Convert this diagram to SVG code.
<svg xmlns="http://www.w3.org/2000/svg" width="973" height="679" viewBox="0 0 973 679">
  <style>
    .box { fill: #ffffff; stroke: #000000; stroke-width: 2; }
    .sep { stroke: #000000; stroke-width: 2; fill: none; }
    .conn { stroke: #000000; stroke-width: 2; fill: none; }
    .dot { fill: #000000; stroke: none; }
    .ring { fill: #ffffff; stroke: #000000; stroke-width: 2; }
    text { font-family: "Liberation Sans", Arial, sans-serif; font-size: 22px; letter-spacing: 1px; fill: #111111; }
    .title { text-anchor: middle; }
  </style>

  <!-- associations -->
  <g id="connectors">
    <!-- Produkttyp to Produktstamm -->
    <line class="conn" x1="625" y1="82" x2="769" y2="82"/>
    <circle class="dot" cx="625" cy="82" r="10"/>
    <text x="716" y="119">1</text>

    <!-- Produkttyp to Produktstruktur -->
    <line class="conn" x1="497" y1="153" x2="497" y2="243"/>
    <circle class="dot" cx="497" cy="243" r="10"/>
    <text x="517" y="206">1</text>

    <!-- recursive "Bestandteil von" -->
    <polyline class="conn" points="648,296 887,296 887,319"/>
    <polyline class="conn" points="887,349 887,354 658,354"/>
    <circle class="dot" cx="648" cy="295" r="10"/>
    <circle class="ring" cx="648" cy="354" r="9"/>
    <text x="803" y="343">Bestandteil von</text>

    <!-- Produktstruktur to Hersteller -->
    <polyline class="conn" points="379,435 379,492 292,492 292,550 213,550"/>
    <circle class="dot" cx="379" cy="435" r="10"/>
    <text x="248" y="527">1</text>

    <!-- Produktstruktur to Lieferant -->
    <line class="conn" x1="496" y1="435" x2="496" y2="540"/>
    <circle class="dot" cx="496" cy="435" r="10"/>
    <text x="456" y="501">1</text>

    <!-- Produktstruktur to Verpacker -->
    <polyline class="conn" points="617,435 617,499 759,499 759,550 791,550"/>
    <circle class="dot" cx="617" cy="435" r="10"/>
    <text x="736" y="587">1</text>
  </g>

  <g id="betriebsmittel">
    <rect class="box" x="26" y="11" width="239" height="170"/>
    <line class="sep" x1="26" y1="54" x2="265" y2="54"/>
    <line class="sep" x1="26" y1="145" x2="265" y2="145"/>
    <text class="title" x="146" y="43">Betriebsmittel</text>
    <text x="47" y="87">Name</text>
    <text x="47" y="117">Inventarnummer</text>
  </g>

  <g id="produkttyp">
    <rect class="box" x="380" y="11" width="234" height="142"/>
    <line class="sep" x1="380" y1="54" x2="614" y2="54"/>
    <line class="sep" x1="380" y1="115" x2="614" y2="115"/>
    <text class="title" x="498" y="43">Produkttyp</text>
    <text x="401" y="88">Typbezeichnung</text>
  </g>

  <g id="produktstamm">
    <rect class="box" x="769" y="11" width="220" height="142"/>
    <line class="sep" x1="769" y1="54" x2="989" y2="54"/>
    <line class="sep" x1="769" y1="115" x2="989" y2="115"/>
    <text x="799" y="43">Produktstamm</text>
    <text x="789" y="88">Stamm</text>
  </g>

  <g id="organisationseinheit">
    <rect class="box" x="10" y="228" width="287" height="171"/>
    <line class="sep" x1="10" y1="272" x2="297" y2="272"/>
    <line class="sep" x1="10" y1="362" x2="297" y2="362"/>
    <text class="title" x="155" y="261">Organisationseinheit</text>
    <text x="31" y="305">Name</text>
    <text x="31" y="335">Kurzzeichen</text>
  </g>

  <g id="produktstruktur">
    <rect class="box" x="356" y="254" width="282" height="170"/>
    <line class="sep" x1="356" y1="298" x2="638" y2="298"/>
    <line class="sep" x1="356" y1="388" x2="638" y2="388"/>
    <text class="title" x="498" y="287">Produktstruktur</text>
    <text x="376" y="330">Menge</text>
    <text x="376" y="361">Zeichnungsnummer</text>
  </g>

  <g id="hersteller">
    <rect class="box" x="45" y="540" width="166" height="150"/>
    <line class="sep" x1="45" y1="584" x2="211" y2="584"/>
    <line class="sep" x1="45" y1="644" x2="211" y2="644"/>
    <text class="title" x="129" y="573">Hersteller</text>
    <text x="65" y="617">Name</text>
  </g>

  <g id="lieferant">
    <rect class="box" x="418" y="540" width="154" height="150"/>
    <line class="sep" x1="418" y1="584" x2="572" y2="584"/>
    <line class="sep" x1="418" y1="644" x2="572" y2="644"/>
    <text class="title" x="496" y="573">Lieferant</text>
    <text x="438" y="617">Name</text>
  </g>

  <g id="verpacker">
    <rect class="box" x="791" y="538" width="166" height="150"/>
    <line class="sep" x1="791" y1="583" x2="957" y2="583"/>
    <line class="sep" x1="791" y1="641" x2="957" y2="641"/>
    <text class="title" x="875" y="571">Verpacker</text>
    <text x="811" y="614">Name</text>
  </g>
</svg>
-*-*-
Written problem:
Show the data once more, exactly as it was written.

Answer to the task:
Convert this diagram to SVG code.
<svg xmlns="http://www.w3.org/2000/svg" width="973" height="679" viewBox="0 0 973 679">
  <style>
    .box { fill: #ffffff; stroke: #000000; stroke-width: 2; }
    .sep { stroke: #000000; stroke-width: 2; fill: none; }
    .conn { stroke: #000000; stroke-width: 2; fill: none; }
    .dot { fill: #000000; stroke: none; }
    .ring { fill: #ffffff; stroke: #000000; stroke-width: 2; }
    text { font-family: "Liberation Sans", Arial, sans-serif; font-size: 22px; letter-spacing: 1px; fill: #111111; }
    .title { text-anchor: middle; }
  </style>

  <!-- associations -->
  <g id="connectors">
    <!-- Produkttyp to Produktstamm -->
    <line class="conn" x1="625" y1="82" x2="769" y2="82"/>
    <circle class="dot" cx="625" cy="82" r="10"/>
    <text x="716" y="119">1</text>

    <!-- Produkttyp to Produktstruktur -->
    <line class="conn" x1="497" y1="153" x2="497" y2="243"/>
    <circle class="dot" cx="497" cy="243" r="10"/>
    <text x="517" y="206">1</text>

    <!-- recursive "Bestandteil von" -->
    <polyline class="conn" points="648,296 887,296 887,319"/>
    <polyline class="conn" points="887,349 887,354 658,354"/>
    <circle class="dot" cx="648" cy="295" r="10"/>
    <circle class="ring" cx="648" cy="354" r="9"/>
    <text x="803" y="343">Bestandteil von</text>

    <!-- Produktstruktur to Hersteller -->
    <polyline class="conn" points="379,435 379,492 292,492 292,550 213,550"/>
    <circle class="dot" cx="379" cy="435" r="10"/>
    <text x="248" y="527">1</text>

    <!-- Produktstruktur to Lieferant -->
    <line class="conn" x1="496" y1="435" x2="496" y2="540"/>
    <circle class="dot" cx="496" cy="435" r="10"/>
    <text x="456" y="501">1</text>

    <!-- Produktstruktur to Verpacker -->
    <polyline class="conn" points="617,435 617,499 759,499 759,550 791,550"/>
    <circle class="dot" cx="617" cy="435" r="10"/>
    <text x="736" y="587">1</text>
  </g>

  <g id="betriebsmittel">
    <rect class="box" x="26" y="11" width="239" height="170"/>
    <line class="sep" x1="26" y1="54" x2="265" y2="54"/>
    <line class="sep" x1="26" y1="145" x2="265" y2="145"/>
    <text class="title" x="146" y="43">Betriebsmittel</text>
    <text x="47" y="87">Name</text>
    <text x="47" y="117">Inventarnummer</text>
  </g>

  <g id="produkttyp">
    <rect class="box" x="380" y="11" width="234" height="142"/>
    <line class="sep" x1="380" y1="54" x2="614" y2="54"/>
    <line class="sep" x1="380" y1="115" x2="614" y2="115"/>
    <text class="title" x="498" y="43">Produkttyp</text>
    <text x="401" y="88">Typbezeichnung</text>
  </g>

  <g id="produktstamm">
    <rect class="box" x="769" y="11" width="220" height="142"/>
    <line class="sep" x1="769" y1="54" x2="989" y2="54"/>
    <line class="sep" x1="769" y1="115" x2="989" y2="115"/>
    <text x="799" y="43">Produktstamm</text>
    <text x="789" y="88">Stamm</text>
  </g>

  <g id="organisationseinheit">
    <rect class="box" x="10" y="228" width="287" height="171"/>
    <line class="sep" x1="10" y1="272" x2="297" y2="272"/>
    <line class="sep" x1="10" y1="362" x2="297" y2="362"/>
    <text class="title" x="155" y="261">Organisationseinheit</text>
    <text x="31" y="305">Name</text>
    <text x="31" y="335">Kurzzeichen</text>
  </g>

  <g id="produktstruktur">
    <rect class="box" x="356" y="254" width="282" height="170"/>
    <line class="sep" x1="356" y1="298" x2="638" y2="298"/>
    <line class="sep" x1="356" y1="388" x2="638" y2="388"/>
    <text class="title" x="498" y="287">Produktstruktur</text>
    <text x="376" y="330">Menge</text>
    <text x="376" y="361">Zeichnungsnummer</text>
  </g>

  <g id="hersteller">
    <rect class="box" x="45" y="540" width="166" height="150"/>
    <line class="sep" x1="45" y1="584" x2="211" y2="584"/>
    <line class="sep" x1="45" y1="644" x2="211" y2="644"/>
    <text class="title" x="129" y="573">Hersteller</text>
    <text x="65" y="617">Name</text>
  </g>

  <g id="lieferant">
    <rect class="box" x="418" y="540" width="154" height="150"/>
    <line class="sep" x1="418" y1="584" x2="572" y2="584"/>
    <line class="sep" x1="418" y1="644" x2="572" y2="644"/>
    <text class="title" x="496" y="573">Lieferant</text>
    <text x="438" y="617">Name</text>
  </g>

  <g id="verpacker">
    <rect class="box" x="791" y="538" width="166" height="150"/>
    <line class="sep" x1="791" y1="583" x2="957" y2="583"/>
    <line class="sep" x1="791" y1="641" x2="957" y2="641"/>
    <text class="title" x="875" y="571">Verpacker</text>
    <text x="811" y="614">Name</text>
  </g>
</svg>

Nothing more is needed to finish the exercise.